I think I've been misinterpreting this bit here. I originally took
this to mean that the binary archives are not portable across
platforms. Is this the case, or is it just that NaN specifically isn't
portable (to non-IEEE 754 machines, I guess)? In the end, we're hoping
to use the binary format anyway, and i can work around the text format
limitations since I'll only be using it for debugging.
Austin
native binary archives are generally NOT portable accross platforms. This
is highlighted in the documentation an is the motivating factor in preparing
the demo demo_portable archive. Text base archives are meant to be
portable, but of course at the cost of speed and archive size.

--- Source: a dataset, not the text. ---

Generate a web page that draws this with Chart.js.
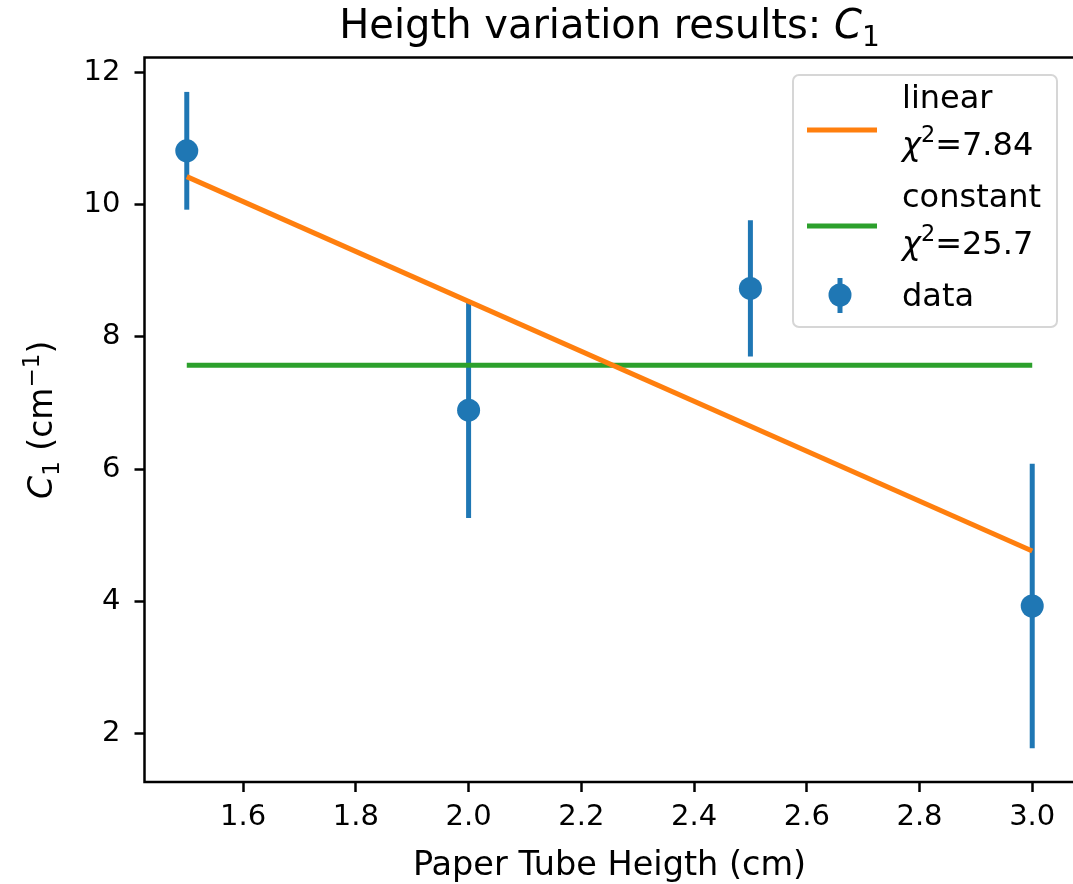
<!DOCTYPE html>
<html>
<head>
<meta charset="utf-8">
<script src="https://cdn.jsdelivr.net/npm/chart.js@4"></script>
<style>
body { margin: 0; background: #fff; overflow: hidden; width: 1073px; height: 884px; }
canvas { display: block; }
</style>
</head>
<body>
<canvas id="grafico" width="1086" height="884"></canvas>
<script>
// values
const heights = [1.5, 2.0, 2.5, 3.0];
const c1Values = [10.81, 6.89, 8.73, 3.93];
const c1Errors = [0.89, 1.63, 1.03, 2.15];
const fitHeights = [1.5, 3.0];
const linearFit = [10.42, 4.76];
const constantFit = [7.57, 7.57];
const chiLinear = '7.84';
const chiConstant = '25.7';
const xTicks = [1.6, 1.8, 2.0, 2.2, 2.4, 2.6, 2.8, 3.0];
const yTicks = [2, 4, 6, 8, 10, 12];

const FAMILY = "'DejaVu Sans', sans-serif";

// draws text made of pieces: [text, kind] with kind '', 'i', 'sub', 'sup'
function drawRich(ctx, parts, x, y, size, align) {
    function font(p) {
        let s = (p[1] == 'sub' || p[1] == 'sup') ? size * 0.7 : size;
        return (p[1] == 'i' ? 'italic ' : '') + s + 'px ' + FAMILY;
    }
    let total = 0;
    parts.forEach(p => { ctx.font = font(p); total += ctx.measureText(p[0]).width; });
    let cx = align == 'center' ? x - total / 2 : x;
    ctx.textAlign = 'left';
    ctx.textBaseline = 'alphabetic';
    parts.forEach(p => {
        ctx.font = font(p);
        let dy = p[1] == 'sub' ? size * 0.2 : (p[1] == 'sup' ? -size * 0.4 : 0);
        ctx.fillText(p[0], cx, y + dy);
        cx += ctx.measureText(p[0]).width;
    });
}

const errorBars = {
    id: 'errorBars',
    beforeDatasetsDraw(chart) {
        const ctx = chart.ctx, sx = chart.scales.x, sy = chart.scales.y;
        ctx.save();
        ctx.strokeStyle = '#1f77b4';
        ctx.lineWidth = 5;
        heights.forEach((h, i) => {
            const px = sx.getPixelForValue(h);
            ctx.beginPath();
            ctx.moveTo(px, sy.getPixelForValue(c1Values[i] - c1Errors[i]));
            ctx.lineTo(px, sy.getPixelForValue(c1Values[i] + c1Errors[i]));
            ctx.stroke();
        });
        ctx.restore();
    }
};

const frameAndText = {
    id: 'frameAndText',
    afterDatasetsDraw(chart) {
        const ctx = chart.ctx, a = chart.chartArea;
        ctx.save();
        ctx.strokeStyle = '#000';
        ctx.lineWidth = 2.5;
        ctx.strokeRect(a.left, a.top, a.right - a.left, a.bottom - a.top);
        ctx.restore();
    },
    afterDraw(chart) {
        const ctx = chart.ctx, a = chart.chartArea;
        const mid = (a.left + a.right) / 2;
        ctx.save();
        ctx.fillStyle = '#000';
        drawRich(ctx, [['Heigth variation results: ', ''], ['C', 'i'], ['1', 'sub']], mid, 38, 40, 'center');
        drawRich(ctx, [['Paper Tube Heigth (cm)', '']], mid, 875, 33.5, 'center');

        ctx.save();
        ctx.translate(52, (a.top + a.bottom) / 2);
        ctx.rotate(-Math.PI / 2);
        drawRich(ctx, [['C', 'i'], ['1', 'sub'], [' (cm', ''], ['\u22121', 'sup'], [')', '']], 0, 0, 33, 'center');
        ctx.restore();

        // legend
        const bx = 793, by = 75, bw = 264, bh = 252;
        ctx.beginPath();
        ctx.roundRect(bx, by, bw, bh, 6);
        ctx.fillStyle = 'rgba(255,255,255,0.8)';
        ctx.fill();
        ctx.strokeStyle = '#d6d6d6';
        ctx.lineWidth = 2;
        ctx.stroke();

        ctx.lineWidth = 5;
        ctx.strokeStyle = '#ff7f0e';
        ctx.beginPath(); ctx.moveTo(807, 130); ctx.lineTo(877, 130); ctx.stroke();
        ctx.strokeStyle = '#2ca02c';
        ctx.beginPath(); ctx.moveTo(807, 226); ctx.lineTo(877, 226); ctx.stroke();
        ctx.strokeStyle = '#1f77b4';
        ctx.beginPath(); ctx.moveTo(840, 278); ctx.lineTo(840, 313); ctx.stroke();
        ctx.fillStyle = '#1f77b4';
        ctx.beginPath(); ctx.arc(840, 295, 11.5, 0, Math.PI * 2); ctx.fill();

        ctx.fillStyle = '#000';
        const tx = 902;
        drawRich(ctx, [['linear', '']], tx, 108, 32);
        drawRich(ctx, [['\u03c7', 'i'], ['2', 'sup'], ['=' + chiLinear, '']], tx, 155, 32);
        drawRich(ctx, [['constant', '']], tx, 207, 32);
        drawRich(ctx, [['\u03c7', 'i'], ['2', 'sup'], ['=' + chiConstant, '']], tx, 254, 32);
        drawRich(ctx, [['data', '']], tx, 306, 32);
        ctx.restore();
    }
};

const ctx = document.getElementById('grafico');

new Chart(ctx, {
    type: 'line',
    data: {
        datasets: [
            {
                label: 'linear',
                data: fitHeights.map((h, i) => ({ x: h, y: linearFit[i] })),
                borderColor: '#ff7f0e',
                borderWidth: 5,
                pointRadius: 0,
                order: 0
            },
            {
                label: 'constant',
                data: fitHeights.map((h, i) => ({ x: h, y: constantFit[i] })),
                borderColor: '#2ca02c',
                borderWidth: 5,
                pointRadius: 0,
                order: 1
            },
            {
                label: 'data',
                data: heights.map((h, i) => ({ x: h, y: c1Values[i] })),
                showLine: false,
                backgroundColor: '#1f77b4',
                borderColor: '#1f77b4',
                borderWidth: 0,
                pointRadius: 11.5,
                order: 2
            }
        ]
    },
    options: {
        responsive: false,
        animation: false,
        layout: {
            padding: { left: 44.5, top: 57.5, right: 0, bottom: 0 }
        },
        plugins: {
            legend: { display: false },
            tooltip: { enabled: false }
        },
        scales: {
            x: {
                type: 'linear',
                min: 1.425,
                max: 3.075,
                afterBuildTicks: s => { s.ticks = xTicks.map(v => ({ value: v })); },
                afterFit: s => { s.height = 102; },
                border: { display: false },
                grid: { drawOnChartArea: false, drawTicks: true, tickLength: 10, tickWidth: 2.5, tickColor: '#000' },
                ticks: {
                    color: '#000',
                    padding: 8,
                    maxRotation: 0,
                    autoSkip: false,
                    font: { family: FAMILY, size: 29 },
                    callback: v => v.toFixed(1)
                }
            },
            y: {
                type: 'linear',
                min: 1.27,
                max: 12.22,
                afterBuildTicks: s => { s.ticks = yTicks.map(v => ({ value: v })); },
                afterFit: s => { s.width = 100; },
                border: { display: false },
                grid: { drawOnChartArea: false, drawTicks: true, tickLength: 10, tickWidth: 2.5, tickColor: '#000' },
                ticks: {
                    color: '#000',
                    padding: 14,
                    autoSkip: false,
                    font: { family: FAMILY, size: 29 },
                    callback: v => String(v)
                }
            }
        }
    },
    plugins: [errorBars, frameAndText]
});
</script>
</body>
</html>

I did a tiny bit of googling and found that Nan isn't the only issue. There
is also +/- INF . So the whole subject would need a more thorough treatment
Robert Ramey
Post by Austin Bingham
Post by Robert Ramey
a) I believe that native binary archives will handle this without
out change as they just copy the bits to the archive and back. As
long as you read the archive on the same compiler/os/machine, there
should be no issue.
I think I've been misinterpreting this bit here. I originally took
this to mean that the binary archives are not portable across
platforms. Is this the case, or is it just that NaN specifically isn't
portable (to non-IEEE 754 machines, I guess)? In the end, we're hoping
to use the binary format anyway, and i can work around the text format
limitations since I'll only be using it for debugging.